Ocean biogeochemistry in the Norwegian Earth System Model version 2 (NorESM2)
|Author(s)||Tjiputra Jerry F.1, 2, Schwinger Jorg1, 2, Bentsen Mats1, 2, Moree Anne L.2, 3, Gao Shuang2, 4, Bethke Ingo2, 3, Heinze Christoph2, 3, Goris Nadine1, 2, Gupta Alok1, 2, He Yan-Chun2, 5, Olivie Dirk6, Seland Oyvind6, Schulz Michael6|
|Affiliation(s)||1 : NORCE Norwegian Res Ctr, Bergen, Norway.
2 : Bjerknes Ctr Climate Res, Bergen, Norway.
3 : Univ Bergen, Geophys Inst, Bergen, Norway.
4 : Inst Marine Res, Bergen, Norway.
5 : Nansen Environm & Remote Sensing Ctr, Bergen, Norway.
6 : Norwegian Meteorol Inst, Oslo, Norway.

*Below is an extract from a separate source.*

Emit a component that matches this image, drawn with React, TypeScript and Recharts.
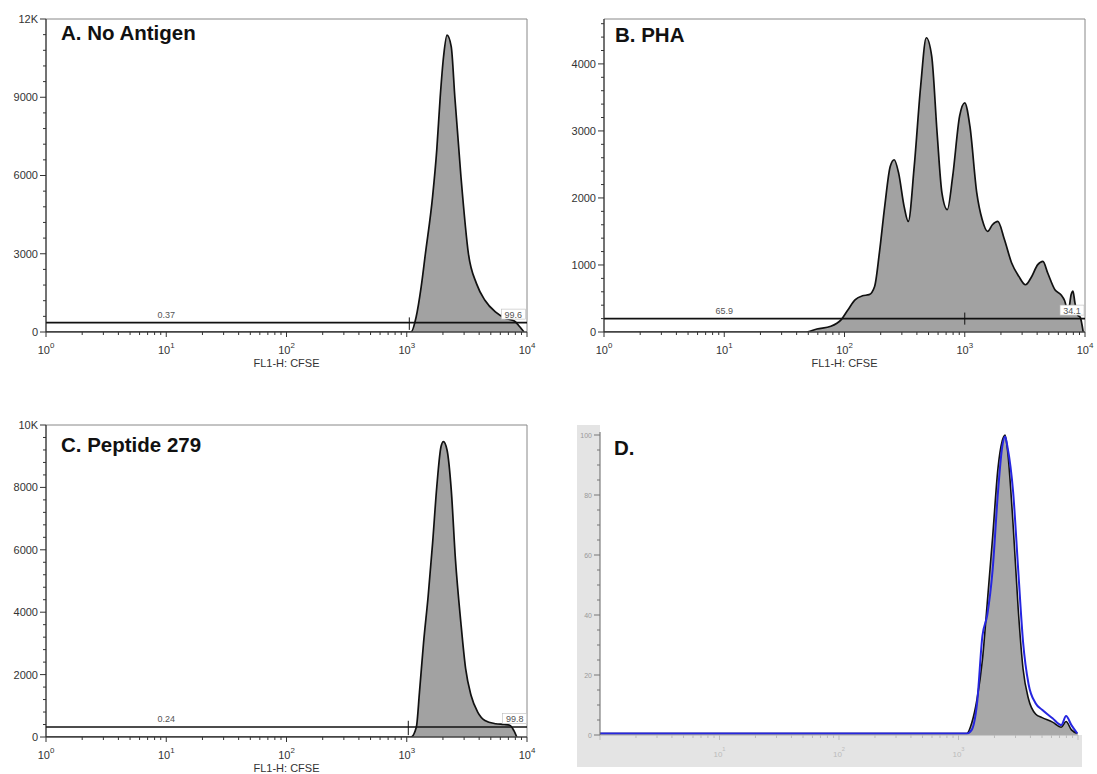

|Source||Geoscientific Model Development (1991-959X) (Copernicus Gesellschaft Mbh), 2020-05 , Vol. 13 , N. 5 , P. 2393-2431|
|WOS© Times Cited||4|
|Note||Special issue | The Norwegian Earth System Model: NorESM; basic development, validation, scientific analyses, and climate scenarios Editor(s): GMD topical editors | Coordinators: M. Bentsen and M. Schulz|
The ocean carbon cycle is a key player in the climate system through its role in regulating the atmospheric carbon dioxide concentration and other processes that alter the Earth's radiative balance. In the second version of the Norwegian Earth System Model (NorESM2), the oceanic carbon cycle component has gone through numerous updates that include, amongst others, improved process representations, increased interactions with the atmosphere, and additional new tracers. Oceanic dimethyl sulfide (DMS) is now prognostically simulated and its fluxes are directly coupled with the atmospheric component, leading to a direct feedback to the climate. Atmospheric nitrogen deposition and additional riverine inputs of other biogeochemical tracers have recently been included in the model. The implementation of new tracers such as "preformed" and "natural" tracers enables a separation of physical from biogeochemical drivers as well as of internal from external forcings and hence a better diagnostic of the simulated biogeochemical variability. Carbon isotope tracers have been implemented and will be relevant for studying long-term past climate changes. Here, we describe these new model implementations and present an evaluation of the model's performance in simulating the observed climatological states of water-column biogeochemistry and in simulating transient evolution over the historical period. Compared to its predecessor NorESM1, the new model's performance has improved considerably in many aspects. In the interior, the observed spatial patterns of nutrients, oxygen, and carbon chemistry are better reproduced, reducing the overall model biases. A new set of ecosystem parameters and improved mixed layer dynamics improve the representation of upper-ocean processes (biological production and air-sea CO2 fluxes) at seasonal timescale. Transient warming and air-sea CO2 fluxes over the historical period are also in good agreement with observation-based estimates. NorESM2 participates in the Coupled Model Intercomparison Project phase 6 (CMIP6) through DECK (Diagnostic, Evaluation and Characterization of Klima) and several endorsed MIP simulations.